▶ Challenge:
Scan the material and copy every line in which "React" appears.
-----
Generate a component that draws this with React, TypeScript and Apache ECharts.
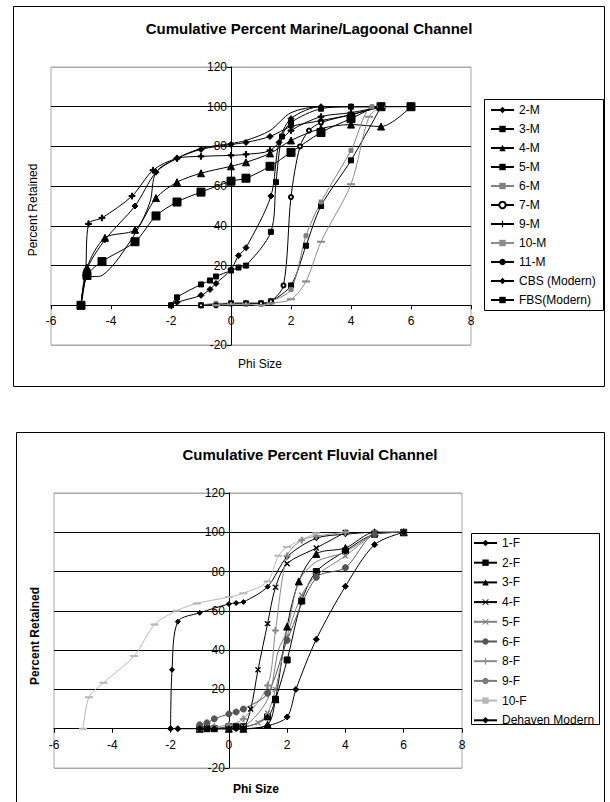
import React, { useEffect, useRef } from "react";
import * as echarts from "echarts";

const FONT = "'Liberation Sans', Arial, sans-serif";

// ---- axis ticks ----
const xMin = -6, xMax = 8, xStep = 2;
const yMin = -20, yMax = 120, yStep = 20;

// ---- Marine / Lagoonal channel (phi size, cumulative percent) ----
const marineNames = ["2-M", "3-M", "4-M", "5-M", "6-M", "7-M", "9-M", "10-M", "11-M", "CBS (Modern)", "FBS(Modern)"];
const m2 = [[-5, 0], [-4.8, 18], [-4.2, 33], [-3.2, 50], [-2.5, 67], [-1.8, 74], [-1, 78.5], [0, 81], [0.5, 82], [1.3, 85], [2, 90], [3, 93], [4, 96], [5, 100]];
const m3 = [[-1, 0], [0, 1], [0.5, 1], [1, 1], [1.33, 2], [2, 10], [2.5, 30], [3, 50], [4, 73], [5, 100]];
const m4 = [[-5, 0], [-4.8, 19], [-4.2, 34], [-3.2, 38], [-2.5, 54], [-1.8, 62], [-1, 66.5], [0, 70], [0.5, 72], [1.3, 76.5], [2, 83], [3, 89], [4, 91], [5, 90], [6, 100]];
const m5 = [[-5, 0], [-4.8, 15], [-4.3, 22], [-3.2, 32], [-2.5, 45], [-1.8, 52], [-1, 57], [0, 62.5], [0.5, 64], [1.3, 70], [2, 77], [3, 87], [4, 94], [5, 100], [6, 100]];
const m6 = [[-1, 0], [-0.5, 1], [0, 1], [0.5, 1], [1, 1], [1.33, 2], [2, 8], [2.5, 35], [3, 52], [4, 78], [4.7, 100], [5, 100]];
const m7 = [[-1, 0], [-0.5, 0], [0, 1], [0.5, 1], [1, 1], [1.33, 2], [1.75, 10], [2, 54.5], [2.3, 80], [2.6, 88], [3, 92], [4, 96], [5, 100]];
const m9 = [[-5, 0], [-4.85, 15], [-4.75, 41], [-4.3, 44], [-3.3, 55], [-2.6, 68], [-1.8, 74], [-1, 75], [0, 75.5], [0.5, 76], [1.3, 78], [2, 88], [3, 95], [4, 97], [5, 100]];
const m10 = [[-0.5, 0], [0, 0.5], [0.5, 0.5], [1, 0], [1.33, 1], [2, 3], [2.5, 12], [3, 32], [4, 61], [4.6, 95], [5, 100]];
const m11 = [[-5, 0], [-4.8, 14], [-4.3, 15], [-3.2, 36], [-2.7, 52], [-2.5, 67], [-1.8, 74], [-1, 79], [0, 81.5], [0.5, 83], [1.3, 88], [2, 97], [3, 100], [4, 100], [5, 100]];
const mCBS = [[-2, 0], [-1.8, 1.5], [-1, 5], [-0.7, 8], [-0.5, 11], [0, 18], [0.25, 25], [0.5, 29], [1.33, 55], [1.6, 82], [2, 94], [3, 100], [4, 100], [5, 100]];
const mFBS = [[-2, 0], [-1.8, 4], [-1, 10.5], [-0.7, 12.5], [-0.5, 14.5], [0, 17.5], [0.25, 19], [0.5, 20], [1.33, 37], [1.5, 62], [1.7, 85], [2, 92], [3, 99], [4, 100], [5, 100]];
const marineData = [m2, m3, m4, m5, m6, m7, m9, m10, m11, mCBS, mFBS];

// ---- Fluvial channel ----
const fluvialNames = ["1-F", "2-F", "3-F", "4-F", "5-F", "6-F", "8-F", "9-F", "10-F", "Dehaven Modern"];
const f1 = [[-2, 0], [-1.95, 30], [-1.75, 54.5], [-1, 59], [0, 63.5], [0.25, 64], [0.5, 64.5], [1.33, 72.3], [2, 87.5], [3, 97], [4, 99], [5, 100], [6, 100]];
const f2 = [[-1, 0], [-0.75, 0], [-0.5, 0], [0, 1], [0.25, 1], [0.5, 1], [1.33, 6], [1.6, 15], [2, 35], [2.5, 65], [3, 80], [4, 90.5], [5, 99], [6, 100]];
const f3 = [[-1, 0], [0, 0], [0.5, 0], [1.33, 2], [1.6, 15], [2, 52], [2.4, 75], [3, 89], [4, 92], [5, 100], [6, 100]];
const f4 = [[-1, 0], [0, 0], [0.5, 1], [0.75, 10], [1, 30], [1.33, 53.5], [1.6, 72], [2, 84], [3, 92], [4, 100]];
const f5 = [[-1, 0], [0, 0.5], [0.5, 1], [1, 3], [1.33, 8], [1.6, 20], [2, 47], [2.5, 68], [3, 78], [4, 88], [5, 100]];
const f6 = [[-1, 2], [-0.75, 3], [-0.5, 5], [0, 7.5], [0.25, 8.5], [0.5, 10], [1.33, 18], [2, 45], [3, 77], [4, 82], [5, 99], [6, 100]];
const f8 = [[-0.5, 1], [0, 2], [0.5, 5], [1.33, 22], [1.6, 50], [2, 88], [2.5, 96], [3, 98], [4, 100]];
const f9 = [[0, 0], [0.5, 1], [1.33, 15], [1.7, 40], [2, 50], [2.4, 75], [3, 85], [4, 90], [5, 100]];
const f10 = [[-5, 0], [-4.8, 16], [-4.3, 23.4], [-3.25, 37], [-2.55, 53], [-1.8, 60], [-1.1, 63.8], [0, 67], [0.5, 69], [1.33, 75], [1.7, 88], [2, 92.5], [3, 99.5]];
const fDeh = [[-2, 0], [-1.75, 0], [-1, 0], [-0.75, 0], [-0.5, 0], [0, 0], [0.25, 0], [0.5, 0], [1.33, 1.5], [2, 6], [2.3, 20], [3, 45.5], [4, 72.5], [5, 93.7], [6, 100]];
const fluvialData = [f1, f2, f3, f4, f5, f6, f8, f9, f10, fDeh];

// ---- marker styles ----
const PLUS = "path://M4,0H6V4H10V6H6V10H4V6H0V4H4Z";
const CROSS = "path://M1,0L5,4L9,0L10,1L6,5L10,9L9,10L5,6L1,10L0,9L4,5L0,1Z";

type Sty = { color: string; symbol: string; size: any };
const marineStyles: Sty[] = [
  { color: "#000", symbol: "diamond", size: 6 },
  { color: "#000", symbol: "rect", size: 5 },
  { color: "#000", symbol: "triangle", size: 7 },
  { color: "#000", symbol: "rect", size: 8 },
  { color: "#808080", symbol: "rect", size: 4 },
  { color: "#000", symbol: "emptyCircle", size: 4 },
  { color: "#000", symbol: PLUS, size: 6 },
  { color: "#8c8c8c", symbol: "rect", size: [6, 1.5] },
  { color: "#000", symbol: "none", size: 0 },
  { color: "#000", symbol: "diamond", size: 6 },
  { color: "#000", symbol: "rect", size: 5 },
];
const fluvialStyles: Sty[] = [
  { color: "#000", symbol: "diamond", size: 5 },
  { color: "#000", symbol: "rect", size: 6 },
  { color: "#000", symbol: "triangle", size: 7 },
  { color: "#000", symbol: CROSS, size: 5 },
  { color: "#808080", symbol: CROSS, size: 5 },
  { color: "#555", symbol: "circle", size: 6 },
  { color: "#8c8c8c", symbol: PLUS, size: 6 },
  { color: "#7a7a7a", symbol: "none", size: 0 },
  { color: "#b8b8b8", symbol: "rect", size: [6, 1.5] },
  { color: "#000", symbol: "diamond", size: 6 },
];

// grid geometry
const grids = [
  { left: 51, top: 67, width: 420, height: 278 },
  { left: 54, top: 493, width: 408, height: 275 },
];

function mkSeries(name: string, data: number[][], sty: Sty, idx: number) {
  return {
    type: "line",
    name,
    data,
    xAxisIndex: idx,
    yAxisIndex: idx,
    smooth: 0.3,
    symbol: sty.symbol,
    symbolSize: sty.size,
    showSymbol: sty.symbol !== "none",
    lineStyle: { color: sty.color, width: 1 },
    itemStyle: { color: sty.color, borderColor: sty.color },
    emphasis: { disabled: true },
  };
}

function xAxisOf(gridIndex: number) {
  const g = grids[gridIndex];
  // place the axis where y = 0 (axes cross at zero)
  const off = -((0 - yMin) / (yMax - yMin)) * g.height;
  return {
    type: "value",
    gridIndex,
    min: xMin,
    max: xMax,
    interval: xStep,
    position: "bottom",
    offset: off,
    axisLine: { onZero: false, lineStyle: { color: "#000", width: 1 } },
    axisTick: { show: true, length: 4, lineStyle: { color: "#000" } },
    axisLabel: { color: "#000", fontSize: 12, fontFamily: FONT, margin: 10 },
    splitLine: { show: false },
  };
}
function yAxisOf(gridIndex: number) {
  const g = grids[gridIndex];
  const off = -((0 - xMin) / (xMax - xMin)) * g.width;
  return {
    type: "value",
    gridIndex,
    min: yMin,
    max: yMax,
    interval: yStep,
    position: "left",
    offset: off,
    axisLine: { onZero: false, lineStyle: { color: "#000", width: 1 } },
    axisTick: { show: true, length: 4, lineStyle: { color: "#000" } },
    axisLabel: {
      color: "#000",
      fontSize: 12,
      fontFamily: FONT,
      margin: 4,
      formatter: (v: number) => (v === 0 ? "" : String(v)),
    },
    splitLine: {
      show: true,
      lineStyle: { color: ["#a8a8a8", "#000", "#000", "#000", "#000", "#000", "#000", "#a8a8a8"], width: 1 },
    },
  };
}

function txt(text: string, x: number, y: number, size: number, bold: boolean, rot = 0) {
  return {
    type: "text",
    x,
    y,
    rotation: rot,
    style: {
      text,
      x: 0,
      y: 0,
      align: "center",
      verticalAlign: "middle",
      fontSize: size,
      fontWeight: bold ? "bold" : "normal",
      fontFamily: FONT,
      fill: "#000",
    },
  };
}
function box(x: number, y: number, w: number, h: number) {
  return {
    type: "rect",
    shape: { x: x + 0.5, y: y + 0.5, width: w, height: h },
    style: { fill: "none", stroke: "#000", lineWidth: 1 },
    silent: true,
  };
}

export default function App() {
  const ref = useRef<HTMLDivElement>(null);
  useEffect(() => {
    if (!ref.current) return;
    const chart = echarts.init(ref.current, undefined, { renderer: "svg" });
    const legendText = { fontSize: 12, fontFamily: FONT, color: "#000", lineHeight: 12 };
    chart.setOption({
      animation: false,
      backgroundColor: "#fff",
      grid: grids.map((g) => ({ ...g, show: true, borderColor: "#a8a8a8", borderWidth: 1, backgroundColor: "transparent" })),
      xAxis: [xAxisOf(0), xAxisOf(1)],
      yAxis: [yAxisOf(0), yAxisOf(1)],
      legend: [
        {
          data: marineNames,
          orient: "vertical",
          left: 490,
          top: 104,
          padding: 0,
          itemGap: 7,
          itemWidth: 23,
          itemHeight: 8,
          selectedMode: false,
          textStyle: legendText,
        },
        {
          data: fluvialNames,
          orient: "vertical",
          left: 473,
          top: 537,
          padding: 0,
          itemGap: 7.7,
          itemWidth: 23,
          itemHeight: 8,
          selectedMode: false,
          textStyle: legendText,
        },
      ],
      graphic: [
        box(13, 6, 591, 380),
        box(16, 432, 588, 380),
        box(484, 99, 119, 211),
        box(471, 533, 128, 191),
        txt("Cumulative Percent Marine/Lagoonal Channel", 309, 28, 15, true),
        txt("Percent Retained", 33, 210, 12, false, Math.PI / 2),
        txt("Phi Size", 260, 364, 12, false),
        txt("Cumulative Percent Fluvial Channel", 310, 454, 15, true),
        txt("Percent Retained", 35, 636, 12, true, Math.PI / 2),
        txt("Phi Size", 256, 789, 12, true),
      ],
      series: [
        ...marineNames.map((n, i) => mkSeries(n, marineData[i], marineStyles[i], 0)),
        ...fluvialNames.map((n, i) => mkSeries(n, fluvialData[i], fluvialStyles[i], 1)),
      ],
    });
    return () => chart.dispose();
  }, []);
  return (
    <div
      ref={ref}
      style={{ position: "absolute", left: 0, top: 0, width: 610, height: 802, background: "#fff" }}
    />
  );
}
-----
▶ Output for this task:
Generate a component that draws this with React, TypeScript and Apache ECharts.
import React, { useEffect, useRef } from "react";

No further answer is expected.